Senators seek cost-of-living raise for disabled vets

Legislation also would boost benefits to surviving spouses and children.

Proposed legislation would provide a cost-of-living increase to disabled veterans' benefits.

Sen. Patty Murray, D-Wash., on Thursday introduced a bill that would boost disability compensation to veterans based on the annual cost-of-living adjustment paid to Social Security recipients. The legislation also would increase dependency and indemnity benefits distributed to surviving spouses and children. The increase would take effect on Dec. 1 and could affect as many as 3.5 million veterans and surviving family members in fiscal 2012, according to Murray.

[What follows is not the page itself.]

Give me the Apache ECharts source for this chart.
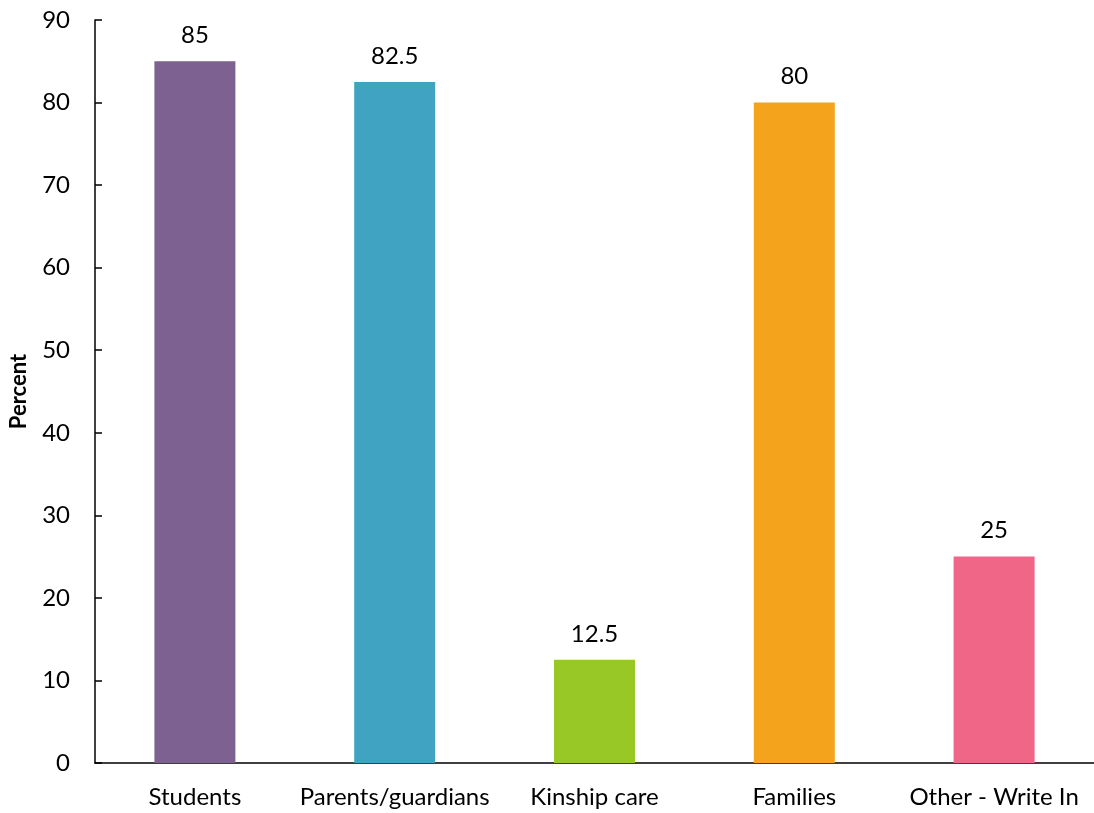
<!DOCTYPE html>
<html><head><meta charset="utf-8">
<script src="https://cdn.jsdelivr.net/npm/echarts@6/dist/echarts.min.js"></script>
<style>html,body{margin:0;padding:0;background:#fff}#c{width:1094px;height:813px}</style>
</head><body><div id="c"></div>
<script>
const categories = ["Students", "Parents/guardians", "Kinship care", "Families", "Other - Write In"];
const values = [85, 82.5, 12.5, 80, 25];
const colors = ["#7D6190", "#40A3C2", "#97C825", "#F4A31C", "#EF6687"];
const yTicks = {min: 0, max: 90, interval: 10};
const FONT = "Lato";
const chart = echarts.init(document.getElementById('c'), null, {renderer: 'canvas'});
chart.setOption({
  animation: false,
  grid: {left: 95, top: 20, right: 0, bottom: 50, containLabel: false, outerBoundsMode: 'none'},
  xAxis: {
    type: 'category', data: categories,
    axisLine: {lineStyle: {color: '#000', width: 1.5}},
    axisTick: {inside: true, length: 7, lineStyle: {color: '#000', width: 1.5}},
    axisLabel: {color: '#000', fontSize: 24, fontFamily: FONT, margin: 22, interval: 0}
  },
  yAxis: {
    type: 'value', min: yTicks.min, max: yTicks.max, interval: yTicks.interval,
    name: 'Percent', nameLocation: 'middle', nameGap: 65,
    nameTextStyle: {color: '#000', fontSize: 22, fontWeight: 'bold', fontFamily: FONT},
    axisLine: {show: true, lineStyle: {color: '#000', width: 1.5}},
    axisTick: {show: true, inside: true, length: 7, lineStyle: {color: '#000', width: 1.5}},
    axisLabel: {color: '#000', fontSize: 24, fontFamily: FONT, margin: 25},
    splitLine: {show: false}
  },
  series: [{
    type: 'bar', barWidth: 81,
    data: values.map((v, i) => ({value: v, itemStyle: {color: colors[i]}})),
    label: {show: true, position: 'top', distance: 14, color: '#000', fontSize: 24, fontFamily: FONT}
  }]
});
</script></body></html>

"It's been two years since our veterans saw an increase in their benefits through a COLA, and those have been two difficult years," Murray said in a statement. "In a still challenging economy so many of our veterans depend upon the benefits they receive in order to meet their most basic needs, as well as those of their spouses and children," she said. "We have an obligation to the men and women who have sacrificed so much to serve our country and who now deserve nothing less than the full support of a grateful nation."

Based on a formula that takes into account increases in the Consumer Price Index for Urban Wage Earners and Clerical Workers, COLAs are designed to offset inflation and other factors that contribute to a rise in the cost of living.

If there is no CPI increase, a COLA will not take effect, said David Autry, spokesman for Disabled American Veterans, noting that this has been the case for the past two fiscal years. Measures introduced in the past that would have given veterans and Social Security recipients a one-time payout when no COLA is warranted have not been enacted, he added.

According to a Murray spokesman, the legislation would authorize an adjustment to veterans' benefits only if the CPI were to increase.

A bipartisan group of 14 senators has signed on to co-sponsor the bill.